Work to be completed:
Go through the listing and set it down exactly, leaving out its pictures.

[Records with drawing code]

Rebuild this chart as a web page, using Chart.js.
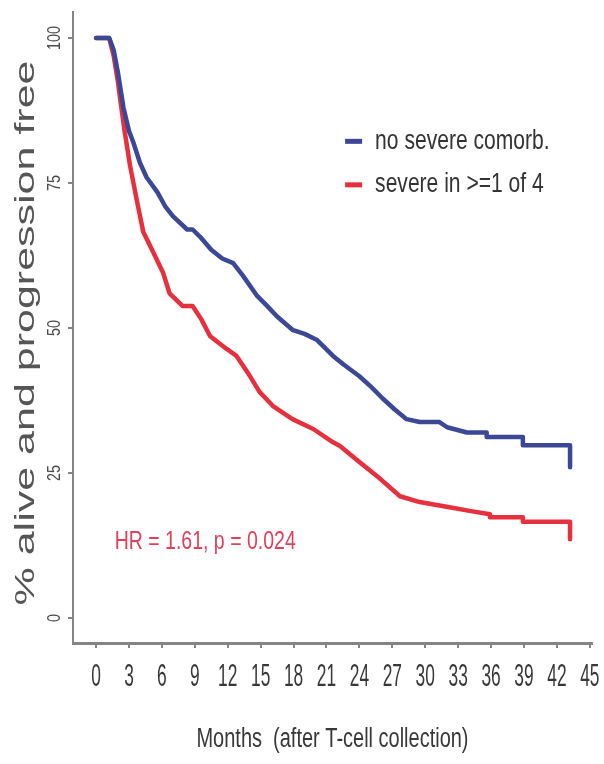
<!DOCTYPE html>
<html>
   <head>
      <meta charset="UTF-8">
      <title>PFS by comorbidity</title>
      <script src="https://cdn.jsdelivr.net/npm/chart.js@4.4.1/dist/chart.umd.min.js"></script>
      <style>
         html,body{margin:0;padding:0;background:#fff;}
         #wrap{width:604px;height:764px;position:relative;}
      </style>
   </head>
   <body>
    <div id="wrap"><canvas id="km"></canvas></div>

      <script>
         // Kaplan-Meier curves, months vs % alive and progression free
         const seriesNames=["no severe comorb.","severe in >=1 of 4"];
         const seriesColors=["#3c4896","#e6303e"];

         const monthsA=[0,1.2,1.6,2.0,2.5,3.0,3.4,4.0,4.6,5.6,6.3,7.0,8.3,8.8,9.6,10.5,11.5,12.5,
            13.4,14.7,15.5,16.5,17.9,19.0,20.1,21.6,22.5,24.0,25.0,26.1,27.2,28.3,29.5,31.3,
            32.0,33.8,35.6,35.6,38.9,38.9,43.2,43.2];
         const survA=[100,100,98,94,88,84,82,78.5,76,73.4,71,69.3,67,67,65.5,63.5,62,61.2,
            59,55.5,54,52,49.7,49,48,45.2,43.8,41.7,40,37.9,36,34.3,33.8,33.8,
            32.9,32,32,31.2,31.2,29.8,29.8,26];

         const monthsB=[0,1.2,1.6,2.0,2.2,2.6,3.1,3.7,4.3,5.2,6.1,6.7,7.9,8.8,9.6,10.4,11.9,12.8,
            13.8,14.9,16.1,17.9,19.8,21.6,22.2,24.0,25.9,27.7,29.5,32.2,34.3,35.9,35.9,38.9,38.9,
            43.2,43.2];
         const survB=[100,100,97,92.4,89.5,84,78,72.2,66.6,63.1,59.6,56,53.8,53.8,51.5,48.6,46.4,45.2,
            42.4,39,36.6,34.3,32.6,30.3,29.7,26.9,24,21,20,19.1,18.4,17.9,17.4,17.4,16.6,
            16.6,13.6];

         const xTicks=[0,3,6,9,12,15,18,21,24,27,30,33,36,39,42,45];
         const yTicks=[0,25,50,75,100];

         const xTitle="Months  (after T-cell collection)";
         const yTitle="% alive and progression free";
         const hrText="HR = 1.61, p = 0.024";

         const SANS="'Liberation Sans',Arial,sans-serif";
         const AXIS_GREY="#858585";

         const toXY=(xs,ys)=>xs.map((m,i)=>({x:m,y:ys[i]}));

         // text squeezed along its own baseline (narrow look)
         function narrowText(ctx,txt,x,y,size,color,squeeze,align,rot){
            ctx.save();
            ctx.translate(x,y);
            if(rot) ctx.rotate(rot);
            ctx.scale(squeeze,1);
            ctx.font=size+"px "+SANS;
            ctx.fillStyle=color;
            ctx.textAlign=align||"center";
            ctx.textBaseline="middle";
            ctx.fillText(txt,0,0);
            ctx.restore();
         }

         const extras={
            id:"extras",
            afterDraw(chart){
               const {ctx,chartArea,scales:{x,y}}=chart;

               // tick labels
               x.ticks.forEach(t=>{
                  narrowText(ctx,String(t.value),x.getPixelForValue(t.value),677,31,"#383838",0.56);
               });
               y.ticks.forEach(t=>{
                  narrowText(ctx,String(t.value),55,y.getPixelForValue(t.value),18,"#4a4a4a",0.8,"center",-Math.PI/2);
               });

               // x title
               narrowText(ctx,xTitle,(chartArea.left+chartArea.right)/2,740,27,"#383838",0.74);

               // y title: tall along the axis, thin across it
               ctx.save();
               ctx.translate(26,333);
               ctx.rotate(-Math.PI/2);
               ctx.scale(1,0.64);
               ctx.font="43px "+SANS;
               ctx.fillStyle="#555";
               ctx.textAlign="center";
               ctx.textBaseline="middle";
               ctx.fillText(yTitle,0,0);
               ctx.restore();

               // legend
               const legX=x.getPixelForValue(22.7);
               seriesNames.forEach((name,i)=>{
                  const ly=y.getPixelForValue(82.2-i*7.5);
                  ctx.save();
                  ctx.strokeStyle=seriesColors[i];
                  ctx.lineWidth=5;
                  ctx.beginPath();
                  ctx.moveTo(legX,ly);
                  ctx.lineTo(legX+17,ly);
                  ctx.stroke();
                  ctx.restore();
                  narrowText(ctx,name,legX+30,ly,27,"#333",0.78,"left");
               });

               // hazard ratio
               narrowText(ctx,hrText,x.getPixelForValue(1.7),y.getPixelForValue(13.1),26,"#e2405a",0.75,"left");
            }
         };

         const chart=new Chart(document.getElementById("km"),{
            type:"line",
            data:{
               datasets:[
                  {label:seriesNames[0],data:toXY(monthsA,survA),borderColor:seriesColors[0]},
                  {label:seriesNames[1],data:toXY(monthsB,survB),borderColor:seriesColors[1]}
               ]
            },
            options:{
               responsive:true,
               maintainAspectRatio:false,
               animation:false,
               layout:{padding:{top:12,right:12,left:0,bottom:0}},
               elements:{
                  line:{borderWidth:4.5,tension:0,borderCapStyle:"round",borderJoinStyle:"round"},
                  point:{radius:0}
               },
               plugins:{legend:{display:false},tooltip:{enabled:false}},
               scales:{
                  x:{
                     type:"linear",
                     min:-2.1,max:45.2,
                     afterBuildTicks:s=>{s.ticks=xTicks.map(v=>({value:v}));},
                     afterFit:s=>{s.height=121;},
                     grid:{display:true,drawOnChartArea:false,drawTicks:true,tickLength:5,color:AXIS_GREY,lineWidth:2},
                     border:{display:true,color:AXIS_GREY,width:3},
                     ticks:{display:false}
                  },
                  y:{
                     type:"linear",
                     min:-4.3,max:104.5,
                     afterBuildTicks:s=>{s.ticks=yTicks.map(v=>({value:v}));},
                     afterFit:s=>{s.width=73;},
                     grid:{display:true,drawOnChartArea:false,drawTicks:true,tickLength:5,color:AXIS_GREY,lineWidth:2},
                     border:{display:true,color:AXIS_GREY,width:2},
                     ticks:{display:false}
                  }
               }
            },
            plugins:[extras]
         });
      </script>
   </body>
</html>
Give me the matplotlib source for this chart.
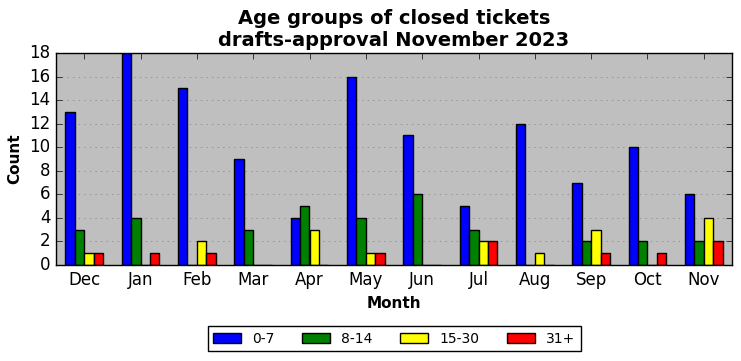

Reply:
Rebuild this chart as a web page, using Chart.js.
<!DOCTYPE html>
<html>
   <head>
      <meta charset="UTF-8">
      <title>PFS by comorbidity</title>
      <script src="https://cdn.jsdelivr.net/npm/chart.js@4.4.1/dist/chart.umd.min.js"></script>
      <style>
         html,body{margin:0;padding:0;background:#fff;}
         #wrap{width:604px;height:764px;position:relative;}
      </style>
   </head>
   <body>
    <div id="wrap"><canvas id="km"></canvas></div>

      <script>
         // Kaplan-Meier curves, months vs % alive and progression free
         const seriesNames=["no severe comorb.","severe in >=1 of 4"];
         const seriesColors=["#3c4896","#e6303e"];

         const monthsA=[0,1.2,1.6,2.0,2.5,3.0,3.4,4.0,4.6,5.6,6.3,7.0,8.3,8.8,9.6,10.5,11.5,12.5,
            13.4,14.7,15.5,16.5,17.9,19.0,20.1,21.6,22.5,24.0,25.0,26.1,27.2,28.3,29.5,31.3,
            32.0,33.8,35.6,35.6,38.9,38.9,43.2,43.2];
         const survA=[100,100,98,94,88,84,82,78.5,76,73.4,71,69.3,67,67,65.5,63.5,62,61.2,
            59,55.5,54,52,49.7,49,48,45.2,43.8,41.7,40,37.9,36,34.3,33.8,33.8,
            32.9,32,32,31.2,31.2,29.8,29.8,26];

         const monthsB=[0,1.2,1.6,2.0,2.2,2.6,3.1,3.7,4.3,5.2,6.1,6.7,7.9,8.8,9.6,10.4,11.9,12.8,
            13.8,14.9,16.1,17.9,19.8,21.6,22.2,24.0,25.9,27.7,29.5,32.2,34.3,35.9,35.9,38.9,38.9,
            43.2,43.2];
         const survB=[100,100,97,92.4,89.5,84,78,72.2,66.6,63.1,59.6,56,53.8,53.8,51.5,48.6,46.4,45.2,
            42.4,39,36.6,34.3,32.6,30.3,29.7,26.9,24,21,20,19.1,18.4,17.9,17.4,17.4,16.6,
            16.6,13.6];

         const xTicks=[0,3,6,9,12,15,18,21,24,27,30,33,36,39,42,45];
         const yTicks=[0,25,50,75,100];

         const xTitle="Months  (after T-cell collection)";
         const yTitle="% alive and progression free";
         const hrText="HR = 1.61, p = 0.024";

         const SANS="'Liberation Sans',Arial,sans-serif";
         const AXIS_GREY="#858585";

         const toXY=(xs,ys)=>xs.map((m,i)=>({x:m,y:ys[i]}));

         // text squeezed along its own baseline (narrow look)
         function narrowText(ctx,txt,x,y,size,color,squeeze,align,rot){
            ctx.save();
            ctx.translate(x,y);
            if(rot) ctx.rotate(rot);
            ctx.scale(squeeze,1);
            ctx.font=size+"px "+SANS;
            ctx.fillStyle=color;
            ctx.textAlign=align||"center";
            ctx.textBaseline="middle";
            ctx.fillText(txt,0,0);
            ctx.restore();
         }

         const extras={
            id:"extras",
            afterDraw(chart){
               const {ctx,chartArea,scales:{x,y}}=chart;

               // tick labels
               x.ticks.forEach(t=>{
                  narrowText(ctx,String(t.value),x.getPixelForValue(t.value),677,31,"#383838",0.56);
               });
               y.ticks.forEach(t=>{
                  narrowText(ctx,String(t.value),55,y.getPixelForValue(t.value),18,"#4a4a4a",0.8,"center",-Math.PI/2);
               });

               // x title
               narrowText(ctx,xTitle,(chartArea.left+chartArea.right)/2,740,27,"#383838",0.74);

               // y title: tall along the axis, thin across it
               ctx.save();
               ctx.translate(26,333);
               ctx.rotate(-Math.PI/2);
               ctx.scale(1,0.64);
               ctx.font="43px "+SANS;
               ctx.fillStyle="#555";
               ctx.textAlign="center";
               ctx.textBaseline="middle";
               ctx.fillText(yTitle,0,0);
               ctx.restore();

               // legend
               const legX=x.getPixelForValue(22.7);
               seriesNames.forEach((name,i)=>{
                  const ly=y.getPixelForValue(82.2-i*7.5);
                  ctx.save();
                  ctx.strokeStyle=seriesColors[i];
                  ctx.lineWidth=5;
                  ctx.beginPath();
                  ctx.moveTo(legX,ly);
                  ctx.lineTo(legX+17,ly);
                  ctx.stroke();
                  ctx.restore();
                  narrowText(ctx,name,legX+30,ly,27,"#333",0.78,"left");
               });

               // hazard ratio
               narrowText(ctx,hrText,x.getPixelForValue(1.7),y.getPixelForValue(13.1),26,"#e2405a",0.75,"left");
            }
         };

         const chart=new Chart(document.getElementById("km"),{
            type:"line",
            data:{
               datasets:[
                  {label:seriesNames[0],data:toXY(monthsA,survA),borderColor:seriesColors[0]},
                  {label:seriesNames[1],data:toXY(monthsB,survB),borderColor:seriesColors[1]}
               ]
            },
            options:{
               responsive:true,
               maintainAspectRatio:false,
               animation:false,
               layout:{padding:{top:12,right:12,left:0,bottom:0}},
               elements:{
                  line:{borderWidth:4.5,tension:0,borderCapStyle:"round",borderJoinStyle:"round"},
                  point:{radius:0}
               },
               plugins:{legend:{display:false},tooltip:{enabled:false}},
               scales:{
                  x:{
                     type:"linear",
                     min:-2.1,max:45.2,
                     afterBuildTicks:s=>{s.ticks=xTicks.map(v=>({value:v}));},
                     afterFit:s=>{s.height=121;},
                     grid:{display:true,drawOnChartArea:false,drawTicks:true,tickLength:5,color:AXIS_GREY,lineWidth:2},
                     border:{display:true,color:AXIS_GREY,width:3},
                     ticks:{display:false}
                  },
                  y:{
                     type:"linear",
                     min:-4.3,max:104.5,
                     afterBuildTicks:s=>{s.ticks=yTicks.map(v=>({value:v}));},
                     afterFit:s=>{s.width=73;},
                     grid:{display:true,drawOnChartArea:false,drawTicks:true,tickLength:5,color:AXIS_GREY,lineWidth:2},
                     border:{display:true,color:AXIS_GREY,width:2},
                     ticks:{display:false}
                  }
               }
            },
            plugins:[extras]
         });
      </script>
   </body>
</html>
Give me the matplotlib source for this chart.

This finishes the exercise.